• [WHAT IS REQUIRED]:
Begin with the first line below and retype each line exactly through the line containing "-> shaded trials". Any pictures are to be left out.
──────── PROVIDED MATERIAL ────────
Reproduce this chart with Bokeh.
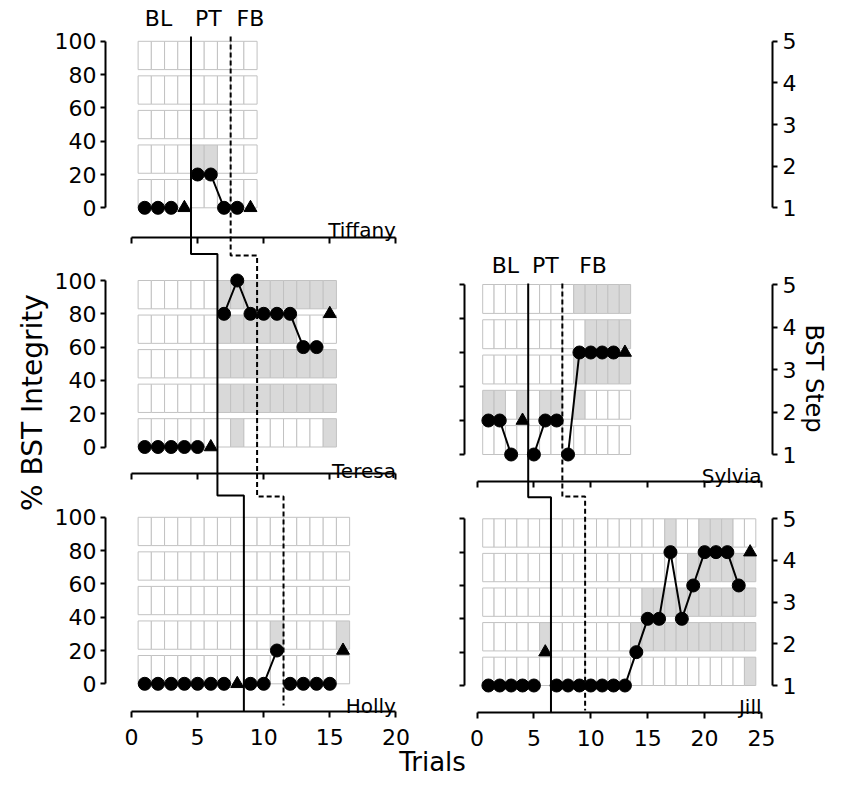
import math
from bokeh.plotting import figure
from bokeh.models import (Range1d, LinearAxis, FixedTicker, Label,
                          ColumnDataSource, CustomJSTickFormatter)
from bokeh.embed import file_html
from bokeh.resources import INLINE

# ---------------- data ----------------
participants = ["Tiffany", "Teresa", "Holly", "Sylvia", "Jill"]

tiffany_trials = [1, 2, 3, 4, 5, 6, 7, 8, 9]
tiffany_integrity = [0, 0, 0, 0, 20, 20, 0, 0, 0]
tiffany_probes = [4, 9]
tiffany_phase_starts = [5, 8]          # first PT trial, first FB trial
tiffany_shaded = {2: [5, 6]}           # step row -> shaded trials

teresa_trials = [1, 2, 3, 4, 5, 6, 7, 8, 9, 10, 11, 12, 13, 14, 15]
teresa_integrity = [0, 0, 0, 0, 0, 0, 80, 100, 80, 80, 80, 80, 60, 60, 80]
teresa_probes = [6, 15]
teresa_phase_starts = [7, 10]
teresa_shaded = {1: [8, 15],
                 2: [7, 8, 9, 10, 11, 12, 13, 14, 15],
                 3: [7, 8, 9, 10, 11, 12, 13, 14, 15],
                 4: [7, 8, 9, 10, 11, 12],
                 5: [7, 8, 9, 10, 11, 12, 13, 14, 15]}

holly_trials = [1, 2, 3, 4, 5, 6, 7, 8, 9, 10, 11, 12, 13, 14, 15, 16]
holly_integrity = [0, 0, 0, 0, 0, 0, 0, 0, 0, 0, 20, 0, 0, 0, 0, 20]
holly_probes = [8, 16]
holly_phase_starts = [9, 12]
holly_shaded = {2: [11, 16]}

sylvia_trials = [1, 2, 3, 4, 5, 6, 7, 8, 9, 10, 11, 12, 13]
sylvia_integrity = [20, 20, 0, 20, 0, 20, 20, 0, 60, 60, 60, 60, 60]
sylvia_probes = [4, 13]
sylvia_phase_starts = [5, 8]
sylvia_shaded = {2: [1, 2, 4, 6, 7, 9],
                 3: [9, 10, 11, 12, 13],
                 4: [10, 11, 12, 13],
                 5: [9, 10, 11, 12, 13]}

jill_trials = [1, 2, 3, 4, 5, 6, 7, 8, 9, 10, 11, 12, 13, 14, 15, 16, 17, 18,
               19, 20, 21, 22, 23, 24]
jill_integrity = [0, 0, 0, 0, 0, 20, 0, 0, 0, 0, 0, 0, 0, 20, 40, 40, 80, 40,
                  60, 80, 80, 80, 60, 80]
jill_probes = [6, 24]
jill_phase_starts = [7, 10]
jill_shaded = {1: [24],
               2: [6, 14, 15, 16, 17, 18, 19, 20, 21, 22, 23, 24],
               3: [15, 16, 17, 18, 19, 20, 21, 22, 23, 24],
               4: [19, 20, 21, 22, 23, 24],
               5: [17, 20, 21, 22]}

phase_names = ["BL", "PT", "FB"]
integrity_ticks = [0, 20, 40, 60, 80, 100]
step_ticks = [1, 2, 3, 4, 5]
left_trial_ticks = [0, 5, 10, 15, 20]
right_trial_ticks = [0, 5, 10, 15, 20, 25]

DATA = {
    "Tiffany": (tiffany_trials, tiffany_integrity, tiffany_probes, tiffany_phase_starts, tiffany_shaded),
    "Teresa": (teresa_trials, teresa_integrity, teresa_probes, teresa_phase_starts, teresa_shaded),
    "Holly": (holly_trials, holly_integrity, holly_probes, holly_phase_starts, holly_shaded),
    "Sylvia": (sylvia_trials, sylvia_integrity, sylvia_probes, sylvia_phase_starts, sylvia_shaded),
    "Jill": (jill_trials, jill_integrity, jill_probes, jill_phase_starts, jill_shaded),
}

# ---------------- layout (canvas pixels) and style ----------------
W, H = 829, 778
FONT = "DejaVu Sans"
CELL_FILL = "white"
SHADE_FILL = "#d9d9d9"
CELL_LINE = "#c2c2c2"
ROW_H, ROW_PITCH = 17.0, 20.75          # step rows in % units

COLS = {"L": dict(x0=131.0, ppu=13.22, yaxis_x=105.0, ticks=left_trial_ticks,
                  members=["Tiffany", "Teresa", "Holly"]),
        "R": dict(x0=476.5, ppu=11.38, yaxis_x=464.0, ticks=right_trial_ticks,
                  members=["Sylvia", "Jill"])}
STEP_AXIS_X = 772.0

PANEL = {
    "Tiffany": dict(col="L", y0=207.3, y100=40.8, xaxis=237.0, name_y=229.3,
                    ylabels=True, xlabels=False, step_axis=True),
    "Teresa": dict(col="L", y0=446.5, y100=280.0, xaxis=473.3, name_y=470.0,
                   ylabels=True, xlabels=False, step_axis=False),
    "Holly": dict(col="L", y0=683.3, y100=516.8, xaxis=710.5, name_y=705.0,
                  ylabels=True, xlabels=True, step_axis=False),
    "Sylvia": dict(col="R", y0=454.0, y100=284.0, xaxis=481.0, name_y=475.0,
                   ylabels=False, xlabels=False, step_axis=True),
    "Jill": dict(col="R", y0=685.0, y100=518.3, xaxis=711.5, name_y=706.7,
                 ylabels=False, xlabels=True, step_axis=True),
}
PHASE_LINE_Y = {"L": {"solid": [36, 253.5, 495, 710.5], "dashed": [36, 255, 496, 705]},
                "R": {"solid": [283, 496.7, 711.5], "dashed": [283, 496, 710]}}
PHASE_LABEL_POS = {"Tiffany": ([2.04, 5.82, 9.0], 18.0),
                   "Sylvia": ([2.5, 6.0, 10.2], 265.0)}


def trial_at(col, cx):
    c = COLS[col]
    return (cx - c["x0"]) / c["ppu"]


def pct_at(name, cy):
    l = PANEL[name]
    return (l["y0"] - cy) / (l["y0"] - l["y100"]) * 100.0


p = figure(width=W, height=H, output_backend="svg", toolbar_location=None,
           x_range=Range1d(0, W), y_range=Range1d(H, 0),
           x_axis_location=None, y_axis_location=None, min_border=0,
           outline_line_color=None, background_fill_color="white",
           border_fill_color="white")
p.grid.visible = False

p.extra_x_ranges = {"x" + c: Range1d(trial_at(c, 0), trial_at(c, W)) for c in COLS}
yr = {}
for name in participants:
    lo, hi = pct_at(name, H), pct_at(name, 0)
    yr["y" + name] = Range1d(lo, hi)
    yr["s" + name] = Range1d(1 + lo / 25.0, 1 + hi / 25.0)
p.extra_y_ranges = yr


def axis_style(ax, labels, size="22px", standoff=4, tick_out=5):
    ax.axis_line_width = 2
    ax.axis_line_color = "black"
    ax.major_tick_line_width = 2
    ax.major_tick_line_color = "black"
    ax.major_tick_in = 0
    ax.major_tick_out = tick_out
    ax.minor_tick_line_color = None
    ax.major_label_text_font = FONT
    ax.major_label_text_font_size = size
    ax.major_label_text_color = "black"
    ax.major_label_standoff = standoff
    if not labels:
        ax.formatter = CustomJSTickFormatter(code="return ''")


# ---------------- cells ----------------
for name in participants:
    trials, vals, probes, starts, shaded = DATA[name]
    lay = PANEL[name]
    xr_name, yr_name = "x" + lay["col"], "y" + name
    L, R, B, T, F = [], [], [], [], []
    for t in trials:
        for row in step_ticks:
            b = (row - 1) * ROW_PITCH
            L.append(t - 0.5); R.append(t + 0.5); B.append(b); T.append(b + ROW_H)
            F.append(SHADE_FILL if t in shaded.get(row, []) else CELL_FILL)
    src = ColumnDataSource(dict(left=L, right=R, bottom=B, top=T, fill=F))
    p.quad(left="left", right="right", bottom="bottom", top="top", source=src,
           fill_color="fill", line_color=CELL_LINE, line_width=1,
           x_range_name=xr_name, y_range_name=yr_name)

# ---------------- phase-change lines ----------------
for col, c in COLS.items():
    for kind, idx in (("solid", 0), ("dashed", 1)):
        ylist = PHASE_LINE_Y[col][kind]
        xs, ys = [], []
        for i, name in enumerate(c["members"]):
            x = DATA[name][3][idx] - 0.5
            xs += [x, x]
            ys += [ylist[i], ylist[i + 1]]
        p.line(xs, ys, line_color="black", line_width=2,
               line_dash="solid" if kind == "solid" else "5 3",
               x_range_name="x" + col)

# ---------------- data series ----------------
for name in participants:
    trials, vals, probes, starts, shaded = DATA[name]
    lay = PANEL[name]
    col = lay["col"]
    xr_name, yr_name = "x" + col, "y" + name
    bounds = [trials[0], starts[0], starts[1], trials[-1] + 1]
    for k in range(3):
        pts = [(t, v) for t, v in zip(trials, vals)
               if bounds[k] <= t < bounds[k + 1] and t not in probes]
        if len(pts) >= 2:
            p.line([q[0] for q in pts], [q[1] for q in pts], line_color="black",
                   line_width=2, x_range_name=xr_name, y_range_name=yr_name)
    cx = [t for t in trials if t not in probes]
    cy = [v for t, v in zip(trials, vals) if t not in probes]
    tx = [t for t in trials if t in probes]
    ty = [v for t, v in zip(trials, vals) if t in probes]
    p.scatter(cx, cy, marker="circle", size=13, fill_color="black", line_color="black",
              x_range_name=xr_name, y_range_name=yr_name)
    p.scatter(tx, ty, marker="triangle", size=13, fill_color="black", line_color="black",
              x_range_name=xr_name, y_range_name=yr_name)

    # axes
    yax = LinearAxis(x_range_name=xr_name, y_range_name=yr_name,
                     fixed_location=trial_at(col, COLS[col]["yaxis_x"]),
                     bounds=(integrity_ticks[0], integrity_ticks[-1]),
                     ticker=FixedTicker(ticks=integrity_ticks))
    axis_style(yax, lay["ylabels"])
    p.add_layout(yax, "left")

    xax = LinearAxis(x_range_name=xr_name, y_range_name=yr_name,
                     fixed_location=pct_at(name, lay["xaxis"]),
                     bounds=(COLS[col]["ticks"][0], COLS[col]["ticks"][-1]),
                     ticker=FixedTicker(ticks=COLS[col]["ticks"]))
    axis_style(xax, lay["xlabels"], standoff=12, tick_out=6)
    p.add_layout(xax, "below")

    if lay["step_axis"]:
        sax = LinearAxis(x_range_name="xR", y_range_name="s" + name,
                         fixed_location=trial_at("R", STEP_AXIS_X),
                         bounds=(step_ticks[0], step_ticks[-1]),
                         ticker=FixedTicker(ticks=step_ticks))
        axis_style(sax, True, standoff=5)
        p.add_layout(sax, "right")

    # participant name
    right_edge = COLS[col]["ticks"][-1]
    p.add_layout(Label(x=right_edge, y=pct_at(name, lay["name_y"]), text=name,
                       x_range_name=xr_name, y_range_name=yr_name,
                       text_align="right", text_baseline="alphabetic",
                       text_font=FONT, text_font_size="20px", text_color="black"))

# phase labels
for name, (xs, cyy) in PHASE_LABEL_POS.items():
    col = PANEL[name]["col"]
    for x, lab in zip(xs, phase_names):
        p.add_layout(Label(x=x, y=pct_at(name, cyy), text=lab,
                           x_range_name="x" + col, y_range_name="y" + name,
                           text_align="center", text_baseline="middle",
                           text_font=FONT, text_font_size="22px", text_color="black"))

# titles (page coordinates)
p.add_layout(Label(x=32, y=402, text="% BST Integrity", angle=math.pi / 2,
                   text_align="center", text_baseline="middle", text_font=FONT,
                   text_font_size="28px", text_color="black"))
p.add_layout(Label(x=813, y=378, text="BST Step", angle=-math.pi / 2,
                   text_align="center", text_baseline="middle", text_font=FONT,
                   text_font_size="24px", text_color="black"))
p.add_layout(Label(x=432, y=761, text="Trials",
                   text_align="center", text_baseline="middle", text_font=FONT,
                   text_font_size="26px", text_color="black"))

open("out.html", "w").write(file_html(p, INLINE))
────────
• [THE SOLUTION]:
Reproduce this chart with Bokeh.
import math
from bokeh.plotting import figure
from bokeh.models import (Range1d, LinearAxis, FixedTicker, Label,
                          ColumnDataSource, CustomJSTickFormatter)
from bokeh.embed import file_html
from bokeh.resources import INLINE

# ---------------- data ----------------
participants = ["Tiffany", "Teresa", "Holly", "Sylvia", "Jill"]

tiffany_trials = [1, 2, 3, 4, 5, 6, 7, 8, 9]
tiffany_integrity = [0, 0, 0, 0, 20, 20, 0, 0, 0]
tiffany_probes = [4, 9]
tiffany_phase_starts = [5, 8]          # first PT trial, first FB trial
tiffany_shaded = {2: [5, 6]}           # step row -> shaded trials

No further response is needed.